To address these problems, methods and mechanisms for implementing virtual metal fill are provided. In some embodiments, a software-based approach (referred to herein as Virtual-Metal-Fill or VMF) that accounts for the effect of metal fill on extracted capacitance without explicitly including fill in the layout record is provided. As metal fill can be used extensively in a design, the benefit to the designer is a vastly simplified operation. Moreover, VMF software simplifies the operation by consolidating metal-fill pieces whenever the capacitance between the connecting conductors is unaffected.

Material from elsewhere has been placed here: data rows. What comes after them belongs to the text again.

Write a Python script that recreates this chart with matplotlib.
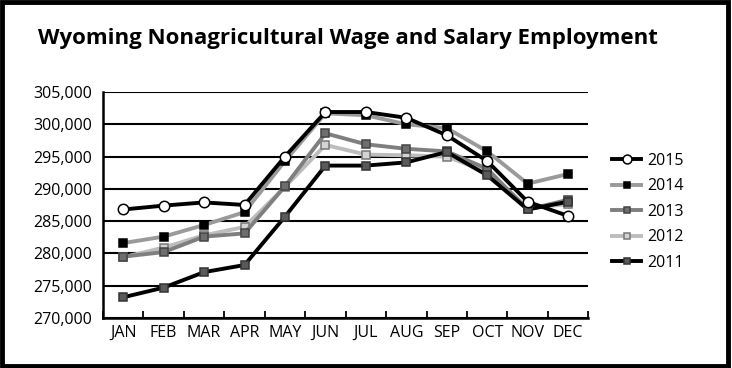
import matplotlib.pyplot as plt
from matplotlib.patches import Rectangle
from matplotlib.ticker import FuncFormatter

plt.rcParams['font.family'] = ['Open Sans', 'DejaVu Sans']

months = ['JAN', 'FEB', 'MAR', 'APR', 'MAY', 'JUN', 'JUL', 'AUG', 'SEP', 'OCT', 'NOV', 'DEC']

emp_2015 = [286800, 287400, 287900, 287500, 295000, 301900, 301900, 301000, 298300, 294300, 288000, 285800]
emp_2014 = [281600, 282600, 284400, 286400, 294300, 301700, 301400, 300000, 299400, 295800, 290800, 292300]
emp_2013 = [279500, 280200, 282600, 283100, 290400, 298600, 296900, 296200, 295800, 293100, 286800, 288300]
emp_2012 = [279400, 280900, 282800, 284100, 290300, 296800, 295300, 295200, 295000, 292600, 287100, 287600]
emp_2011 = [273200, 274700, 277100, 278200, 285700, 293600, 293600, 294100, 295700, 292100, 286800, 288000]

fig = plt.figure(figsize=(7.32, 3.68), dpi=100)
ax = fig.add_axes([0.1407, 0.136, 0.663, 0.614])

x = list(range(len(months)))

# series: (label, data, line colour, marker, face, edge, zorder)
series = [
    ('2015', emp_2015, 'black', 'o', 'white', 'black', 7),
    ('2014', emp_2014, '#9a9a9a', 's', 'black', 'black', 6),
    ('2013', emp_2013, '#7f7f7f', 's', '#6e6e6e', '#444444', 4),
    ('2012', emp_2012, '#bdbdbd', 's', '#d4d4d4', '#777777', 3),
    ('2011', emp_2011, 'black', 's', '#5a5a5a', '#333333', 5),
]

for label, data, lc, mk, fc, ec, z in series:
    ax.plot(x, data, color=lc, lw=2.8, marker=mk,
            markersize=7.5 if mk == 'o' else 5.5,
            markerfacecolor=fc, markeredgecolor=ec, markeredgewidth=1.1,
            label=label, zorder=z)

ax.set_ylim(270000, 305000)
ax.set_yticks(range(270000, 305001, 5000))
ax.yaxis.set_major_formatter(FuncFormatter(lambda v, p: f'{int(v):,}'))
ax.yaxis.grid(True, color='black', lw=1.5)
ax.set_axisbelow(True)
ax.tick_params(axis='y', length=0, labelsize=11.5, pad=8)

ax.set_xlim(-0.5, 11.5)
ax.set_xticks(x)
ax.set_xticklabels(months)
ax.set_xticks([i - 0.5 for i in range(13)], minor=True)
ax.tick_params(axis='x', which='major', length=0, labelsize=11.5, pad=5)
ax.tick_params(axis='x', which='minor', length=5, width=1.3, direction='in')

for s in ['top', 'right']:
    ax.spines[s].set_visible(False)
ax.spines['left'].set_linewidth(1.8)
ax.spines['bottom'].set_linewidth(1.8)

ax.legend(loc='center left', bbox_to_anchor=(1.02, 0.47), frameon=False,
          fontsize=11.5, handlelength=1.8, labelspacing=0.6, handletextpad=0.4,
          markerscale=0.85)

fig.text(0.052, 0.895, 'Wyoming Nonagricultural Wage and Salary Employment',
         fontsize=16, fontweight='bold', va='center', ha='left')

fig.patches.append(Rectangle((0.003, 0.005), 0.992, 0.99, transform=fig.transFigure,
                             fill=False, edgecolor='black', lw=3.5))

fig.savefig('out.png', dpi=100)
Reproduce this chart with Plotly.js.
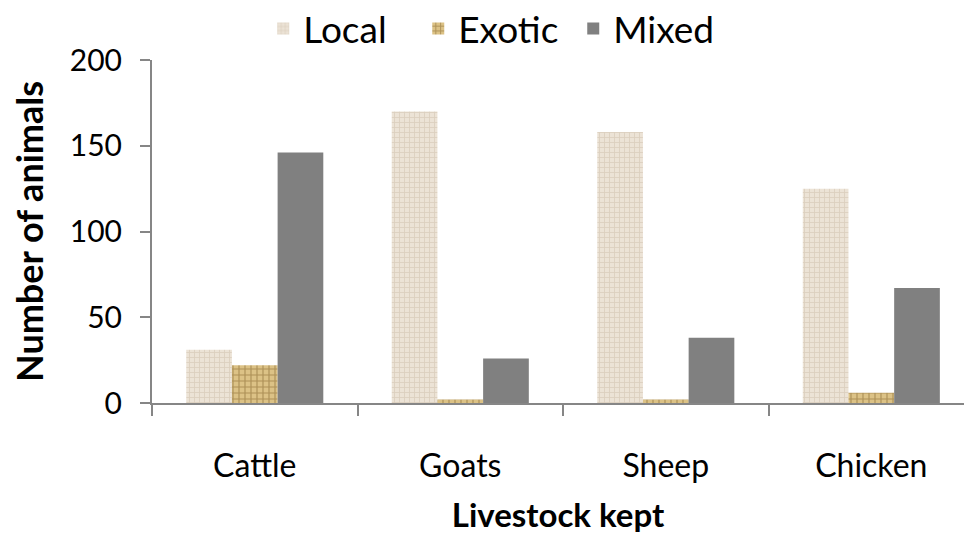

In some embodiments, the metal-fill data is inserted into the layout record according to rules, with parameters and options supplied by the designer. The rules govern the electrical nature (fill is either grounded or floating) and the geometry (the size, shape, and density) of the fill. Extraction from this augmented layout record delivers various kinds of capacitors: between pieces of metal fill, between regular conductors, and between metal fill and regular conductors. Reduction schemes allow fill nodes to be eliminated, yielding an equivalent set of capacitors, just between regular conductors. Thus, virtual metal fill accounts for metal fill implicitly: the software provides detailed placement information and the final set of capacitors do not involve metal fill nodes. Designers need only provide parameters and choices for the fill rules and need not include metal fill nodes in subsequent simulations.
Therefore, the present approach can extract capacitance between conductors that accounts for metal fill without encumbering the designer to include it in the layout or in simulations. Prior approaches could overload an extraction system, making it impossible to get all the capacitors or otherwise, to use them effectively in simulations.